Abstract

The Year of the Flood is the second book in Margaret Atwood's MaddAddam Trilogy. As a Canadian literary queen, Margaret mainly explores the issue of women's situation and prospects in the society. She depicts the current situation of women with delicate strokes, and The Year of the Flood is a typical example of this. This novel depicts the post-apocalyptic scenario faced by mankind after a waterless flood. The work delves into the postmodern society's over-reliance on technology and material development. People blindly pursue development rather than to fulfil real needs. In this background, the novel reveals the alienating effects of the egoistic tendencies of the society on women's existential condition. This paper applies Fromm's Alienation Theory to analyse the existential situation faced by women in the novel in a capitalist society. The society tends to take economic growth and technological progress as the criteria for measuring social progress, while ignoring the carrying capacity of the ecological environment and the spiritual needs of human beings.
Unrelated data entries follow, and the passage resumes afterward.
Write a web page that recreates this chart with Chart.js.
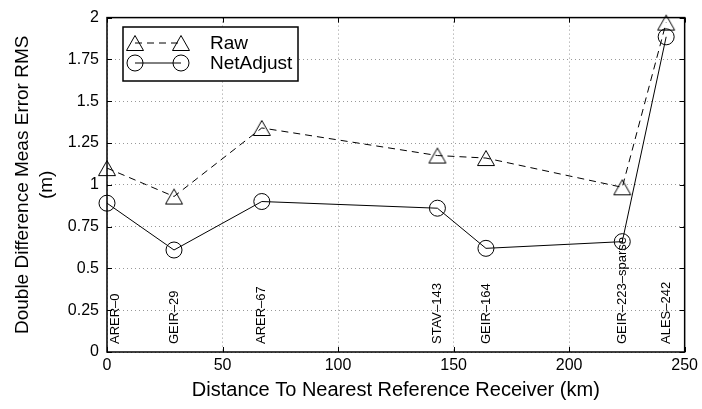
<!DOCTYPE html>
<html>
<head>
<meta charset="utf-8">
<script src="https://cdn.jsdelivr.net/npm/chart.js@4.4.1/dist/chart.umd.min.js"></script>
<style>
  html, body { margin: 0; padding: 0; background: #fff; }
  #wrap { width: 702px; height: 409px; }
</style>
</head>
<body>
<div id="wrap"><canvas id="c" width="702" height="409"></canvas></div>
<script>
// ---- data ----
const distances = [0, 29, 67, 143, 164, 223, 242];
const rawRms = [1.10, 0.93, 1.34, 1.175, 1.16, 0.985, 1.97];
const netAdjustRms = [0.89, 0.61, 0.90, 0.86, 0.62, 0.66, 1.885];
const stationLabels = ['ARER–0', 'GEIR–29', 'ARER–67', 'STAV–143', 'GEIR–164', 'GEIR–223–sparse', 'ALES–242'];
const xTicks = [0, 50, 100, 150, 200, 250];
const yTicks = [0, 0.25, 0.5, 0.75, 1, 1.25, 1.5, 1.75, 2];
const yTickLabels = ['0', '0.25', '0.5', '0.75', '1', '1.25', '1.5', '1.75', '2'];
const seriesNames = ['Raw', 'NetAdjust'];

const FONT = '"Liberation Sans", Arial, Helvetica, sans-serif';

// hollow triangle marker centred on its bounding box (MATLAB style)
function makeTriangle() {
  const c = document.createElement('canvas');
  c.width = 20; c.height = 18;
  const g = c.getContext('2d');
  g.strokeStyle = '#000'; g.lineWidth = 1;
  g.beginPath();
  g.moveTo(10, 1.5); g.lineTo(1.5, 16.5); g.lineTo(18.5, 16.5); g.closePath();
  g.stroke();
  return c;
}
const triImg = makeTriangle();

const toPts = (xs, ys) => xs.map((x, i) => ({ x: x, y: ys[i] }));

const decorPlugin = {
  id: 'decor',
  afterDraw(chart) {
    const ctx = chart.ctx;
    const a = chart.chartArea;
    const xs = chart.scales.x, ys = chart.scales.y;
    ctx.save();
    // station labels (rotated)
    ctx.fillStyle = '#000';
    ctx.font = '13px ' + FONT;
    ctx.textAlign = 'left';
    ctx.textBaseline = 'middle';
    stationLabels.forEach((lab, i) => {
      let px = xs.getPixelForValue(distances[i]);
      if (px < a.left + 8) px = a.left + 8;
      ctx.save();
      ctx.translate(px, a.bottom - 8);
      ctx.rotate(-Math.PI / 2);
      ctx.fillText(lab, 0, 0);
      ctx.restore();
    });
    // box
    ctx.strokeStyle = '#000';
    ctx.lineWidth = 1.5;
    ctx.strokeRect(a.left, a.top, a.right - a.left, a.bottom - a.top);
    // inward ticks
    ctx.lineWidth = 1;
    ctx.beginPath();
    const tl = 5;
    xTicks.forEach(v => {
      const px = Math.round(xs.getPixelForValue(v)) + 0.5;
      ctx.moveTo(px, a.bottom); ctx.lineTo(px, a.bottom - tl);
      ctx.moveTo(px, a.top); ctx.lineTo(px, a.top + tl);
    });
    yTicks.forEach(v => {
      const py = Math.round(ys.getPixelForValue(v)) + 0.5;
      ctx.moveTo(a.left, py); ctx.lineTo(a.left + tl, py);
      ctx.moveTo(a.right, py); ctx.lineTo(a.right - tl, py);
    });
    ctx.stroke();

    // legend
    const lx = 123, ly = 27, lw = 175, lh = 54;
    ctx.fillStyle = '#fff';
    ctx.fillRect(lx, ly, lw, lh);
    ctx.lineWidth = 1.5;
    ctx.strokeStyle = '#000';
    ctx.strokeRect(lx, ly, lw, lh);
    const x1 = 135, x2 = 181, yA = 43, yB = 63;
    ctx.lineWidth = 1;
    ctx.beginPath();
    ctx.setLineDash([7, 5]);
    ctx.moveTo(x1, yA); ctx.lineTo(x2, yA);
    ctx.stroke();
    ctx.setLineDash([]);
    ctx.drawImage(triImg, x1 - 10, yA - 9);
    ctx.drawImage(triImg, x2 - 10, yA - 9);
    ctx.beginPath();
    ctx.moveTo(x1, yB); ctx.lineTo(x2, yB);
    ctx.stroke();
    [x1, x2].forEach(cx => {
      ctx.beginPath();
      ctx.arc(cx, yB, 8, 0, Math.PI * 2);
      ctx.stroke();
    });
    ctx.fillStyle = '#000';
    ctx.font = '19px ' + FONT;
    ctx.textAlign = 'left';
    ctx.textBaseline = 'middle';
    ctx.fillText(seriesNames[0], 210, yA + 1);
    ctx.fillText(seriesNames[1], 210, yB + 1);
    ctx.restore();
  }
};

new Chart(document.getElementById('c'), {
  type: 'line',
  data: {
    datasets: [
      {
        label: seriesNames[0],
        data: toPts(distances, rawRms),
        borderColor: '#000',
        borderWidth: 1,
        borderDash: [7, 5],
        pointStyle: triImg,
        pointBorderColor: '#000',
        pointBackgroundColor: 'rgba(0,0,0,0)',
        tension: 0,
        fill: false,
        clip: false
      },
      {
        label: seriesNames[1],
        data: toPts(distances, netAdjustRms),
        borderColor: '#000',
        borderWidth: 1,
        pointStyle: 'circle',
        pointRadius: 8,
        pointBorderWidth: 1,
        pointBorderColor: '#000',
        pointBackgroundColor: 'rgba(0,0,0,0)',
        tension: 0,
        fill: false,
        clip: false
      }
    ]
  },
  options: {
    responsive: false,
    animation: false,
    devicePixelRatio: 1,
    layout: { padding: { left: 0, right: 15, top: 16, bottom: 0 } },
    plugins: { legend: { display: false }, tooltip: { enabled: false } },
    scales: {
      x: {
        type: 'linear',
        min: 0, max: 250,
        afterBuildTicks: s => { s.ticks = xTicks.map(v => ({ value: v })); },
        afterFit: s => { s.height = 57; },
        ticks: { color: '#000', font: { family: FONT, size: 16 }, padding: 4, maxRotation: 0 },
        grid: { color: '#999', lineWidth: 1, drawTicks: false },
        border: { display: false, dash: [1, 3] },
        title: {
          display: true,
          text: 'Distance To Nearest Reference Receiver (km)',
          color: '#000',
          font: { family: FONT, size: 20, lineHeight: 1.2 },
          padding: { top: 0, bottom: 7 }
        }
      },
      y: {
        min: 0, max: 2,
        afterBuildTicks: s => { s.ticks = yTicks.map(v => ({ value: v })); },
        afterFit: s => { s.width = 107; },
        ticks: {
          color: '#000', font: { family: FONT, size: 16 }, padding: 8,
          callback: v => { const i = yTicks.indexOf(v); return i >= 0 ? yTickLabels[i] : ''; }
        },
        grid: { color: '#999', lineWidth: 1, drawTicks: false },
        border: { display: false, dash: [1, 3] },
        title: {
          display: true,
          text: ['Double Difference Meas Error RMS', '(m)'],
          color: '#000',
          font: { family: FONT, size: 19, lineHeight: 24 / 19 },
          padding: { top: 11, bottom: 0 }
        }
      }
    }
  },
  plugins: [decorPlugin]
});
</script>
</body>
</html>
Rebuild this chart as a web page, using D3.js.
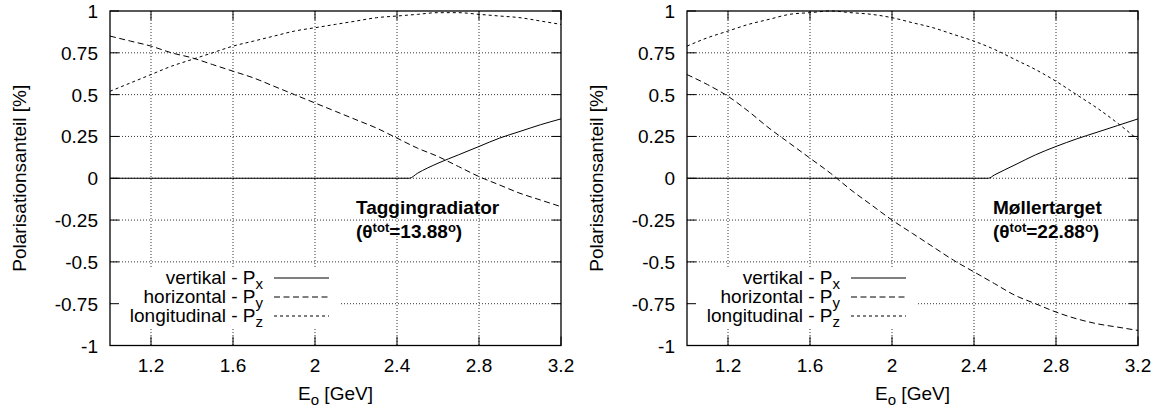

This single path of pursuing development not only causes damage to nature, but also alienates women's state of being. Margaret Atwood's works aim to provoke thinking and self-reflection, calling attention to the interactive relationship between man and nature, and man and society. She tries to establish a social order full of respect, equality and social responsibility. Only by truly liberating women and paying attention to the natural environment can mankind achieve true freedom and liberation.